Brazil. The catalog lists Catuai Vermelho and Catuai Amarelo as the yield benchmarks, with Mundo Novo important for traditional regions. Among resistant varieties, Obata, Tupi, and IPR series cultivars from IAPAR are highlighted. Bourbon Amarelo (Yellow Bourbon) and Bourbon Vermelho (Red Bourbon) are recommended for specialty-focused production at appropriate altitudes.
East Africa (Kenya, Rwanda, Burundi, Ethiopia). SL28 and SL34 remain the quality benchmarks for Kenya, with Batian offered as a disease-resistant alternative. Ruiru 11 provides rust resistance but with quality trade-offs. For Rwanda and Burundi, Bourbon (locally known by various names) dominates, with Red Bourbon selections recommended for quality. Ethiopian production is a special case, as the country’s landrace diversity means that formal variety recommendations are less relevant — most Ethiopian coffee comes from genetically diverse “heirloom” populations rather than named cultivars.
Limitations and Caveats
The catalog is an invaluable resource, but it has limitations that users should understand.
First, it covers primarily named, formally released cultivars. The enormous diversity of Ethiopian landraces, wild Coffea species, and informal farmer-selected populations falls outside its scope. This means the catalog represents the commercially available cultivar options but not the full range of genetic diversity available to the coffee industry.
Second, the quality potential ratings are necessarily generalizations.

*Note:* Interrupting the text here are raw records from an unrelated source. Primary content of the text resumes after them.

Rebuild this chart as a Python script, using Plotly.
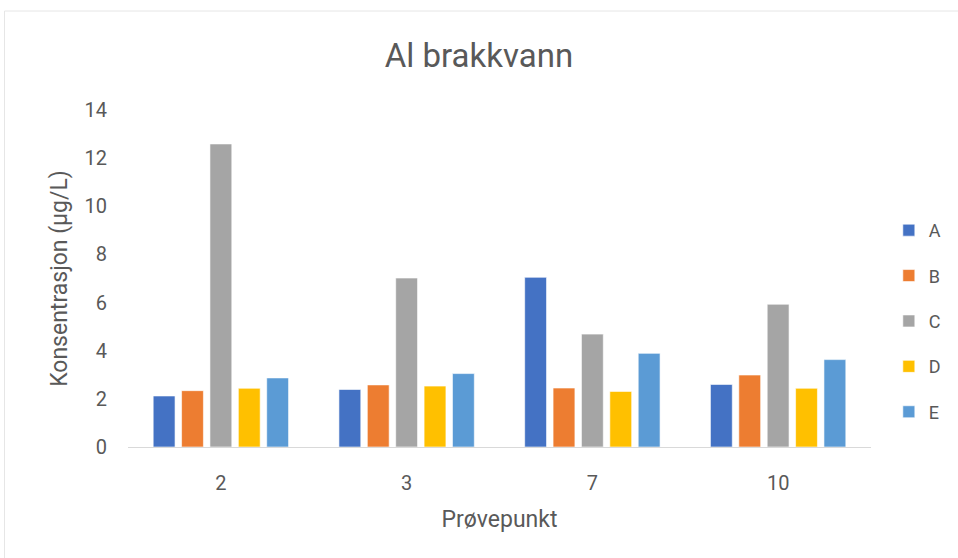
import plotly.graph_objects as go

categories = ["2", "3", "7", "10"]
series_names = ["A", "B", "C", "D", "E"]
A = [2.12, 2.39, 7.05, 2.60]
B = [2.34, 2.58, 2.45, 2.99]
C = [12.59, 7.02, 4.69, 5.93]
D = [2.44, 2.53, 2.31, 2.44]
E = [2.87, 3.05, 3.89, 3.63]
colors = ["#4472C4", "#ED7D31", "#A5A5A5", "#FFC000", "#5B9BD5"]
yticks = [0, 2, 4, 6, 8, 10, 12, 14]

font = "Roboto, Liberation Sans, sans-serif"
fig = go.Figure()
for name, vals, col in zip(series_names, [A, B, C, D, E], colors):
    fig.add_trace(go.Bar(x=categories, y=vals, name=name, legendgroup=name,
                         marker=dict(color=col, line=dict(color="rgba(255,255,255,0.6)", width=1))))

W, H = 958, 558
l, r, t, b = 128, W - 874, 110, H - 447
fig.update_layout(
    width=W, height=H,
    margin=dict(l=l, r=r, t=t, b=b),
    paper_bgcolor="white", plot_bgcolor="white",
    barmode="group", bargap=0.236, bargroupgap=0.23,
    title=dict(text="Al brakkvann", x=0.5, xanchor="center", y=1 - 55 / H, yanchor="middle",
               font=dict(family=font, size=33, color="#595959")),
    font=dict(family=font, color="#595959"),
    xaxis=dict(showline=True, linecolor="#D9D9D9", linewidth=1, showgrid=False,
               tickfont=dict(size=20, color="#595959"), ticks="", ticklabelstandoff=18,
               title=dict(text="Prøvepunkt", font=dict(size=23, color="#595959"), standoff=16)),
    yaxis=dict(range=[0, 14], tickvals=yticks, showgrid=False, zeroline=False,
               tickfont=dict(size=20, color="#595959"), ticks="", ticklabelstandoff=20,
               title=dict(text="Konsentrasjon (µg/L)", font=dict(size=23, color="#595959"), standoff=10)),
    legend=dict(x=1.024, xanchor="left", y=0.374, yanchor="middle", tracegroupgap=19,
                font=dict(size=18, color="#595959"), itemwidth=30, bgcolor="rgba(0,0,0,0)"),
    showlegend=True,
)
pw, ph = W - l - r, H - t - b
fig.add_shape(type="rect", xref="paper", yref="paper",
              x0=(4 - l) / pw, x1=(W + 5 - l) / pw,
              y0=(H - b - (H + 5)) / ph, y1=(H - b - 11) / ph,
              line=dict(color="#E6E6E6", width=1), fillcolor="rgba(0,0,0,0)", layer="below")
fig.write_html("out.html", config={"displayModeBar": False},
               post_script="document.body.style.margin='0';document.documentElement.style.overflow='hidden';")
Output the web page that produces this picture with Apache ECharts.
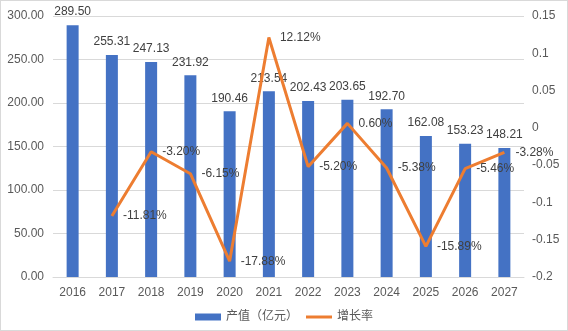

A variety rated as having “medium” quality potential can produce excellent coffee under ideal conditions, and a variety rated as “high” quality potential can produce mediocre coffee with poor management or processing. The ratings indicate tendency, not destiny.
Third, the catalog’s disease resistance ratings reflect current knowledge, which is itself a moving target. Rust pathogen populations evolve, and resistance that is effective today may break down in the future. The catalog periodically updates resistance ratings as new information emerges, but farmers should not treat a “resistant” rating as a permanent guarantee.
Finally, the catalog cannot replace local expertise. Agronomy is inherently local, and the best planting decisions integrate catalog-level information with farm-specific knowledge about soil, microclimate, labor availability, market relationships, and financial constraints. The catalog is a starting point for informed decision-making, not a substitute for it.
Why It Matters
The Variety Catalog matters because planting decisions are among the most consequential and irreversible choices a coffee farmer makes. A new coffee planting takes three to five years to reach full production, and the trees will remain in the ground for 20 to 30 years. Choosing the wrong variety — one that is susceptible to a disease now endemic in the region, or one that cannot produce the quality needed to access premium markets — can lock a farmer into decades of suboptimal returns.
By making variety information accessible, standardized, and evidence-based, the catalog empowers farmers to make these decisions with better data. It does not eliminate risk — no resource can do that in agriculture — but it shifts the decision from guesswork and tradition toward informed analysis. In an industry where the majority of producers are smallholders with limited access to extension services and research publications, that shift can be transformative.
The catalog is freely available online and has been translated into multiple languages. For anyone involved in coffee production, purchasing, roasting, or education, it is the single most important reference document in the cultivar space.